Gentlemen, set your irony meters to their most robust settings:
ID wants to be recognized as
science
by showing that
science cannot explain the origins of life?
Busterdog, if your representation of the ID movement is correct, then the ID movement is theologically indefensible. The ID movement is hubristically imposing its own limits on what God can and cannot do instead of humbly allowing God to reveal His own relationship with creation.
You said yourself that ID wants it to be recognized that
"some aspects of species development is so unlikely and their apparent design so exquisite
that
we have a mystery that would appear to be best explained simply by the design of a creator".
However this begs the immediate question: what happens to the likely? What happens to the simple? For example, no IDist I have heard of attempts to prove that the Earth's structure is irreducibly complex. If unlikeliness is a criterion for createdness, then is the Earth created? Again, no IDist I have heard of attempts to prove that clouds and stars cannot possibly form based on natural processes. Does that mean that Paul was wrong to say that God brings rain and sun on man?

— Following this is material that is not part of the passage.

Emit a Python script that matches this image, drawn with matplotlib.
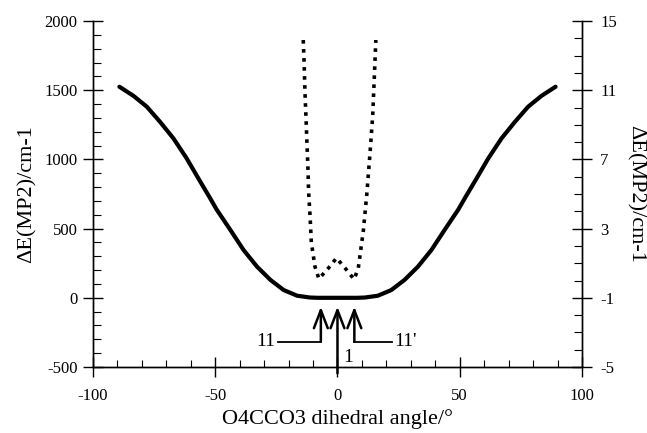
import numpy as np
import matplotlib.pyplot as plt

plt.rcParams['font.family'] = ['Liberation Serif', 'DejaVu Serif']
plt.rcParams['axes.unicode_minus'] = False

# MP2 energy vs dihedral angle (left axis)
angle_mp2 = [-89.2, -83.5, -78.0, -72.6, -67.1, -61.7, -56.9, -52.1, -49.5, -43.8, -38.4,
             -32.9, -27.4, -22.0, -16.5, -11.2, -8.0, -4.0, 0.0,
             4.0, 8.0, 11.2, 16.5, 22.0, 27.4, 32.9, 38.4, 43.8, 49.5, 52.1,
             56.9, 61.7, 67.1, 72.6, 78.0, 83.5, 89.2]
energy_mp2 = [1525, 1460, 1381, 1272, 1152, 1008, 863, 720, 640, 490, 345,
              225, 129, 56, 15, 2, 0, 0, 0,
              0, 0, 2, 15, 56, 129, 225, 345, 490, 640, 720,
              863, 1008, 1152, 1272, 1381, 1460, 1525]

# zoomed-in energy near the minimum (right axis)
angle_zoom = [-14.0, -13.6, -13.3, -12.9, -12.5, -12.1, -11.8, -11.2, -10.7, -9.2, -7.6,
              -3.8, -0.4, 3.5, 6.8, 8.5, 10.6, 12.0, 13.3, 14.4, 15.7]
energy_zoom = [13.9, 12.4, 10.9, 9.5, 8.0, 6.6, 5.1, 3.7, 2.2, 0.8, 0.1,
               0.7, 1.3, 0.65, 0.07, 0.7, 2.9, 5.0, 7.35, 9.5, 13.9]

# arrow annotations
arrow_x = [-6.8, 0.0, 6.9]
arrow_labels = ['11', '1', "11'"]

fig = plt.figure(figsize=(6.47, 4.33), dpi=100)
ax = fig.add_axes([0.1437, 0.1524, 0.7558, 0.7991])
ax2 = ax.twinx()

ax.plot(angle_mp2, energy_mp2, color='black', lw=3.0, solid_capstyle='round',
        solid_joinstyle='round')
ax2.plot(angle_zoom, energy_zoom, color='black', lw=2.6, linestyle=(0, (1, 1.5)))

ax.set_xlim(-100, 100)
ax.set_ylim(-500, 2000)
ax2.set_ylim(-5, 15)

ax.set_xticks([-100, -50, 0, 50, 100])
ax.set_xticks(np.arange(-100, 101, 10), minor=True)
ax.set_yticks([-500, 0, 500, 1000, 1500, 2000])
ax.set_yticks(np.arange(-500, 2001, 100), minor=True)
ax2.set_yticks([-5, -1, 3, 7, 11, 15])
ax2.set_yticks(np.arange(-5, 16, 1), minor=True)

for a in (ax, ax2):
    a.spines['top'].set_visible(False)
    for s in a.spines.values():
        s.set_linewidth(1.0)

ax.tick_params(axis='y', which='major', direction='inout', length=14, width=1.0, labelsize=12, pad=4)
ax.tick_params(axis='y', which='minor', direction='in', length=6, width=0.8)
ax.tick_params(axis='x', which='major', direction='inout', length=14, width=1.0, labelsize=12, pad=8)
ax.tick_params(axis='x', which='minor', direction='in', length=5, width=0.8)
ax2.tick_params(axis='y', which='major', direction='inout', length=14, width=1.0, labelsize=12, pad=6)
ax2.tick_params(axis='y', which='minor', direction='in', length=6, width=0.8)

ax.set_xlabel('O4CCO3 dihedral angle/°', fontsize=16, labelpad=4)
ax.set_ylabel('ΔE(MP2)/cm-1', fontsize=16, labelpad=6)
ax2.set_ylabel('ΔE(MP2)/cm-1', fontsize=16, rotation=270, labelpad=20)

# arrows pointing at the minima
tip_y = -64
turn_y = -317
for xv, lab in zip(arrow_x, arrow_labels):
    if xv < 0:
        ax.plot([-24.2, xv], [turn_y, turn_y], color='black', lw=1.3)
        ax.text(-25.5, turn_y, lab, ha='right', va='center', fontsize=14)
        start_y = turn_y
    elif xv > 0:
        ax.plot([xv, 22.1], [turn_y, turn_y], color='black', lw=1.3)
        ax.text(23.3, turn_y, lab, ha='left', va='center', fontsize=14)
        start_y = turn_y
    else:
        start_y = -545
        ax.text(2.3, -430, lab, ha='left', va='center', fontsize=14)
    ax.annotate('', xy=(xv, tip_y), xytext=(xv, start_y), annotation_clip=False,
                arrowprops=dict(arrowstyle='->,head_width=0.5,head_length=1.3',
                                color='black', lw=1.8, shrinkA=0, shrinkB=0))

fig.savefig('out.png', dpi=100)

Yes, you are right to say that Ben Stein is fighting the effort by Darwinists to use Darwin to promote Darwin. For that and that alone I salute him. But he is ultimately fighting atheists by agreeing with them. Imagine if I told you "All lawyers are bad" and you responded by saying "No, my friend Fred the doctor is good, and my neighbor Pat the fireman is good, and my pastor at church is good ... " In the same way, every time an IDist (like you) says "Nothing evolved, therefore a Creator exists", s/he is implicitly agreeing with a materialist atheist who insists that "Everything evolved, therefore no Creator exists". Indeed, some atheists are theologically indistinguishable from a YEC, e.g. this thread:
http://christianforums.com/t3338186-and-now-its-really-happening.html
And I can think of quite a few better words by which God demands to be recognized than "mystery".
Christ comes to mind, for example, with the close analogy of
Word.
Love follows pretty closely behind. Can you see the theological folly that ID has precipitated in you? These words were written of Paley long before Darwin had emerged on the scene (so that the author had no evolution to suck up to) :
Nay, more than this; I do not hesitate to say that, taking men as they are, this so-called science tends, if it occupies the mind, to dispose it against Christianity. And for this plain reason, because it speaks only of laws; and cannot contemplate their suspension, that is, miracles, which are of the essence of the idea of a Revelation. Thus, the God of Physical Theology may very easily become a mere idol; for He comes to the inductive mind in the medium of fixed appointments, so excellent, so skilful, so beneficent, that, when it has for a long time gazed upon them, it will think them too beautiful to be broken, and will at length so contract its notion of Him as to conclude that He never could have the heart (if I may dare use such a term) to undo or mar His own work; and this conclusion will be the first step towards its degrading its idea of God a second time, and identifying Him with His works. Indeed, a Being of Power, Wisdom, and Goodness, and nothing else, is not very different from the God of the Pantheist.
(John Henry Newman, "The Idea of a University Defined and Illustrated", 1854)
"A Being of Power, Wisdom, and Goodness, and nothing else" - not too far from the Intelligent Designer which the IDists don't even have the guts to call God. ID demands to recognize God in creation according to ID's agenda, not according to God's agenda: and that, above all else, is why it must ultimately fail, whether or not it will finally be expelled like it ought to be.